Figure scripts:
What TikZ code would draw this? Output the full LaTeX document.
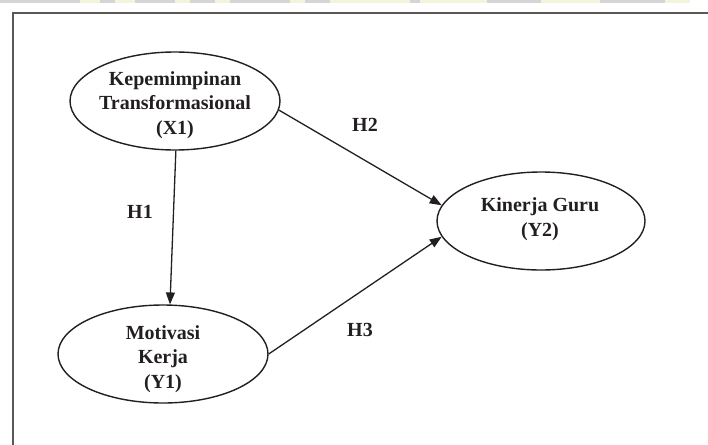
\documentclass[tikz,border=0pt]{standalone}
\usepackage{fontspec}
\setmainfont{Liberation Serif}
\usetikzlibrary{shapes.geometric,arrows.meta}
\definecolor{ink}{HTML}{231F20}
\definecolor{frame}{HTML}{5A5755}
\definecolor{bandgray}{HTML}{D5D5D5}
\definecolor{bandpale}{HTML}{F4F4DC}
\begin{document}
\begin{tikzpicture}[x=1pt,y=-1pt,
  latent/.style={draw=ink,line width=1.4pt,ellipse,minimum width=210pt,minimum height=98pt,inner sep=0pt},
  lbl/.style={font=\fontsize{20}{24.5}\selectfont\bfseries,text=ink,align=center,inner sep=0pt},
  hyp/.style={font=\fontsize{20}{24}\selectfont\bfseries,text=ink,inner sep=0pt},
  conn/.style={draw=ink,line width=1.3pt,-{Triangle[length=12pt,width=9pt]}}]
\useasboundingbox (0,0) rectangle (708,444);
\clip (0,0) rectangle (708,444);
% top watermark band
\fill[bandpale] (0,0) rectangle (690,3.5);
\foreach \a/\b in {0/80,100/115,135/175,190/215,230/290,305/330,410/420,487/541,600/665}
  \fill[bandgray] (\a,0) rectangle (\b,3.5);
% frame
\draw[frame,line width=2pt] (712,13) -- (13,13) -- (13,448);
% nodes
\node[latent] (x1) at (175,101) {};
\node[latent] (y1) at (163,354) {};
\node[latent,minimum width=208pt] (y2) at (541,221) {};
\node[lbl] (x1t) at (175,105) {Kepemimpinan\\Transformasional\\(X1)};
\node[lbl] (y1t) at (163,359) {Motivasi\\Kerja\\(Y1)};
\node[lbl] (y2t) at (540,219) {Kinerja Guru\\(Y2)};
% connectors
\draw[conn] (x1.-89) -- (y1.82);
\draw[conn] (x1.-5) -- (y2.171);
\draw[conn] (y1.0) -- (y2.-171);
% hypothesis labels
\node[hyp] (h1) at (140,212) {H1};
\node[hyp] (h2) at (365,125) {H2};
\node[hyp] (h3) at (360,330) {H3};
\end{tikzpicture}
\end{document}
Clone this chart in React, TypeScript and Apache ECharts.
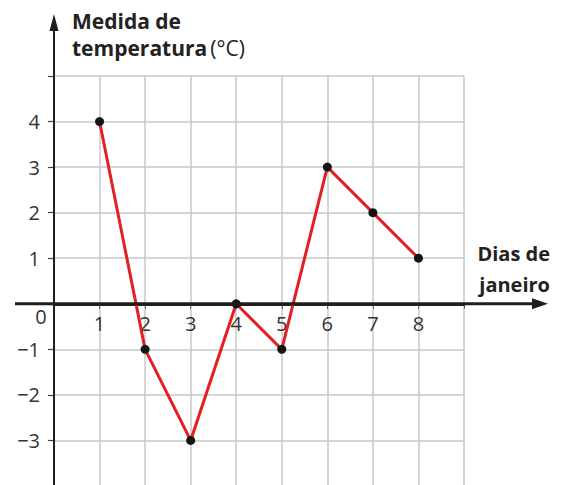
import React, { useEffect, useRef } from "react";
import * as echarts from "echarts";

const days = [1, 2, 3, 4, 5, 6, 7, 8];
const temps = [4, -1, -3, 0, -1, 3, 2, 1];
const xMin = 0;
const xMax = 9;
const yMin = -4;
const yMax = 5;
const xTickLabels = ["1", "2", "3", "4", "5", "6", "7", "8"];
const yTickLabels = ["−3", "−2", "−1", "1", "2", "3", "4"];
const yTitle = ["Medida de", "temperatura", "(°C)"];
const xTitle = ["Dias de", "janeiro"];

const FONT = "'Open Sans', 'Noto Sans', sans-serif";
const AXIS = "#1e1e1e";

export default function App() {
  const ref = useRef<HTMLDivElement>(null);
  useEffect(() => {
    document.body.style.margin = "0";
    if (!ref.current) return;
    const chart = echarts.init(ref.current, null, { renderer: "svg" });
    const fmtY = (v: number) => {
      const s = v < 0 ? "−" + Math.abs(v) : String(v);
      return yTickLabels.includes(s) ? s : "";
    };
    const fmtX = (v: number) => (xTickLabels.includes(String(v)) ? String(v) : "");
    chart.setOption({
      animation: false,
      grid: { left: 54, right: 102, top: 76, height: 410, containLabel: false, outerBoundsMode: "none" },
      xAxis: {
        type: "value",
        min: xMin,
        max: xMax,
        interval: 1,
        position: "bottom",
        offset: 0,
        axisLine: { show: true, onZero: false, lineStyle: { color: AXIS, width: 3 } },
        axisTick: { show: true, length: 5, lineStyle: { color: "#555", width: 1 } },
        axisLabel: { formatter: fmtX, margin: 10, fontSize: 20, color: "#333", fontFamily: FONT },
        splitLine: { show: true, lineStyle: { color: "#c8c8c8", width: 1.5 } },
      },
      yAxis: {
        type: "value",
        min: yMin,
        max: yMax,
        interval: 1,
        axisLine: { show: true, onZero: false, lineStyle: { color: AXIS, width: 2 } },
        axisTick: { show: true, length: 6, lineStyle: { color: "#444", width: 1.2 } },
        axisLabel: { formatter: fmtY, margin: 14, fontSize: 20, color: "#333", fontFamily: FONT },
        splitLine: { show: true, lineStyle: { color: "#c8c8c8", width: 1.5 } },
      },
      series: [
        {
          type: "line",
          data: days.map((d, i) => [d, temps[i]]),
          lineStyle: { color: "#e31e24", width: 3 },
          symbol: "circle",
          symbolSize: 9,
          itemStyle: { color: "#141414" },
          z: 5,
        },
      ],
    });
    const [x0, y0] = chart.convertToPixel({ gridIndex: 0 }, [0, 0]) as number[];
    const [x9, y5] = chart.convertToPixel({ gridIndex: 0 }, [xMax, yMax]) as number[];
    const [, yb] = chart.convertToPixel({ gridIndex: 0 }, [0, yMin]) as number[];
    chart.setOption({
      xAxis: { offset: -(yb - y0) },
      graphic: [
        {
          type: "line",
          shape: { x1: 15, y1: y0, x2: x9 + 72, y2: y0 },
          style: { stroke: AXIS, lineWidth: 3 },
          z: 10,
        },
        {
          type: "polygon",
          shape: { points: [[x9 + 84, y0], [x9 + 68, y0 - 5.5], [x9 + 68, y0 + 5.5]] },
          style: { fill: AXIS },
          z: 10,
        },
        {
          type: "line",
          shape: { x1: x0, y1: yb, x2: x0, y2: y5 - 48 },
          style: { stroke: AXIS, lineWidth: 2 },
          z: 10,
        },
        {
          type: "polygon",
          shape: { points: [[x0, y5 - 62], [x0 - 4.5, y5 - 45], [x0 + 4.5, y5 - 45]] },
          style: { fill: AXIS },
          z: 10,
        },
        {
          type: "text",
          x: x0 - 13,
          y: y0 + 13,
          style: {
            text: "0",
            fontSize: 20,
            fill: "#333",
            fontFamily: FONT,
            align: "center",
            verticalAlign: "middle",
          },
          z: 10,
        },
        {
          type: "text",
          x: x0 + 18,
          y: 7,
          style: {
            text: `{b|${yTitle[0]}}\n{b|${yTitle[1]}} {n|${yTitle[2]}}`,
            fontFamily: FONT,
            rich: {
              b: { fontSize: 21, fontWeight: "bold", fill: "#222", fontFamily: FONT, lineHeight: 27 },
              n: { fontSize: 21, fontWeight: "normal", fill: "#222", fontFamily: FONT, lineHeight: 27 },
            },
          },
          z: 10,
        },
        {
          type: "text",
          x: x9 + 86,
          y: y0 - 66,
          style: {
            text: `${xTitle[0]}\n${xTitle[1]}`,
            fontFamily: FONT,
            fontSize: 20,
            fontWeight: "bold",
            fill: "#222",
            align: "right",
            lineHeight: 31,
          },
          z: 10,
        },
      ],
    });
    return () => chart.dispose();
  }, []);
  return <div ref={ref} style={{ width: 566, height: 485 }} />;
}
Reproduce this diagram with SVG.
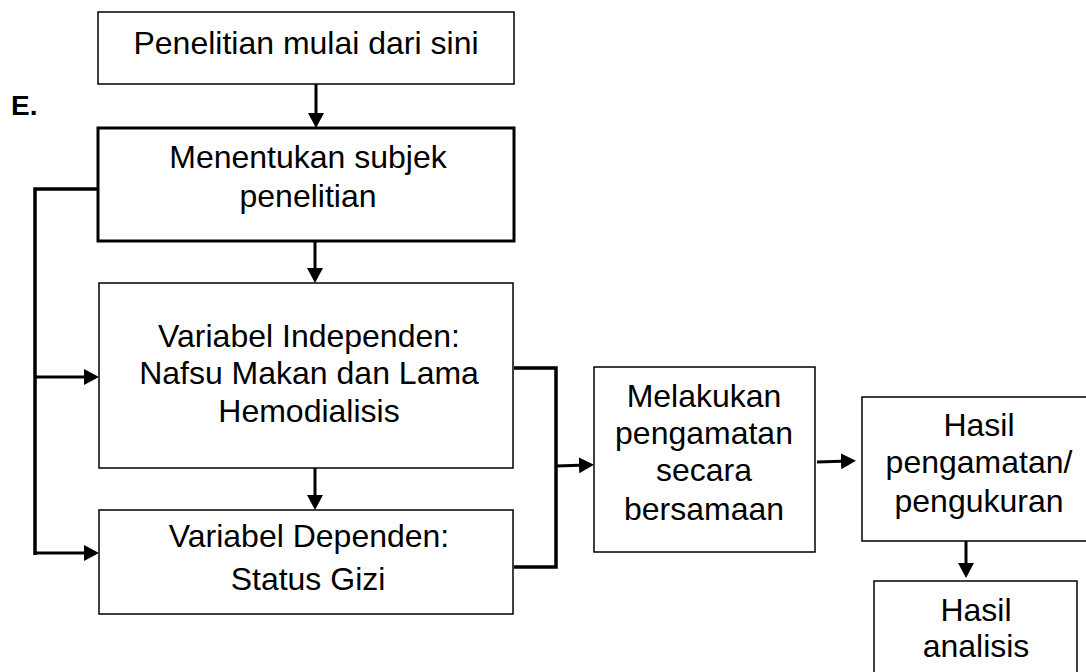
<svg xmlns="http://www.w3.org/2000/svg" width="1086" height="672" viewBox="0 0 1086 672">
<style>
  .box { fill: #fff; stroke: #000; stroke-width: 1.5; }
  .thick { stroke-width: 3; }
  .t { font-family: "Liberation Sans", Arial, sans-serif; font-size: 32px; fill: #000; text-anchor: middle; }
  .c { fill: none; stroke: #000; stroke-width: 3; }
  .br { fill: none; stroke: #000; stroke-width: 3.5; stroke-linejoin: miter; }
</style>
<defs>
  <marker id="ah" markerUnits="userSpaceOnUse" markerWidth="15" markerHeight="16" refX="8" refY="8" orient="auto" viewBox="0 0 15 16">
    <path d="M0,0 L15,8 L0,16 z" fill="#000"/>
  </marker>
</defs>
<rect width="1086" height="672" fill="#fff"/>
<text x="11" y="115" font-family="Liberation Sans, Arial, sans-serif" font-size="28" font-weight="bold">E.</text>

<g id="connectors">
  <line class="c" x1="316" y1="84" x2="316" y2="121" marker-end="url(#ah)"/>
  <line class="c" x1="315" y1="241" x2="315" y2="276" marker-end="url(#ah)"/>
  <line class="c" x1="315" y1="468" x2="315" y2="503" marker-end="url(#ah)"/>
  <polyline class="br" points="98,189 35,189 35,555"/>
  <line class="c" x1="35" y1="377" x2="92" y2="377" marker-end="url(#ah)"/>
  <line class="c" x1="35" y1="553" x2="92" y2="553" marker-end="url(#ah)"/>
  <polyline class="br" points="514,368 556,368 556,567 514,567"/>
  <line class="c" x1="556" y1="466" x2="587" y2="465" marker-end="url(#ah)"/>
  <line class="c" x1="817" y1="462" x2="849" y2="461" marker-end="url(#ah)"/>
  <line class="c" x1="966" y1="536" x2="966" y2="571" marker-end="url(#ah)"/>
</g>

<g id="n1">
  <rect class="box" x="98" y="12" width="416" height="72"/>
  <text class="t" x="306" y="54">Penelitian mulai dari sini</text>
</g>
<g id="n2">
  <rect class="box thick" x="98" y="128" width="416" height="113"/>
  <text class="t" x="308" y="168">Menentukan subjek</text>
  <text class="t" x="308" y="207">penelitian</text>
</g>
<g id="n3">
  <rect class="box" x="99" y="283" width="414" height="185"/>
  <text class="t" x="309" y="347">Variabel Independen:</text>
  <text class="t" x="309" y="384">Nafsu Makan dan Lama</text>
  <text class="t" x="309" y="422">Hemodialisis</text>
</g>
<g id="n4">
  <rect class="box" x="99" y="510" width="414" height="104" stroke-width="2"/>
  <text class="t" x="309" y="547">Variabel Dependen:</text>
  <text class="t" x="308" y="590">Status Gizi</text>
</g>
<g id="n5">
  <rect class="box" x="594" y="367" width="221" height="185"/>
  <text class="t" x="704" y="407">Melakukan</text>
  <text class="t" x="704" y="444">pengamatan</text>
  <text class="t" x="704" y="481">secara</text>
  <text class="t" x="704" y="520">bersamaan</text>
</g>
<g id="n6">
  <rect class="box" x="862" y="397" width="240" height="144"/>
  <text class="t" x="979" y="436">Hasil</text>
  <text class="t" x="979" y="473">pengamatan/</text>
  <text class="t" x="979" y="512">pengukuran</text>
</g>
<g id="n7">
  <rect class="box" x="874" y="581" width="203" height="110" stroke-width="2"/>
  <text class="t" x="976" y="621">Hasil</text>
  <text class="t" x="976" y="657">analisis</text>
</g>
</svg>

## [Direction]
Print everything from the line with "Clone this chart" down to the line with "import * as" in the entries above, both lines included and nothing more, without the pictures.

## [Correct response]
Clone this chart in React, TypeScript and Apache ECharts.
import React, { useEffect, useRef } from "react";
import * as echarts from "echarts";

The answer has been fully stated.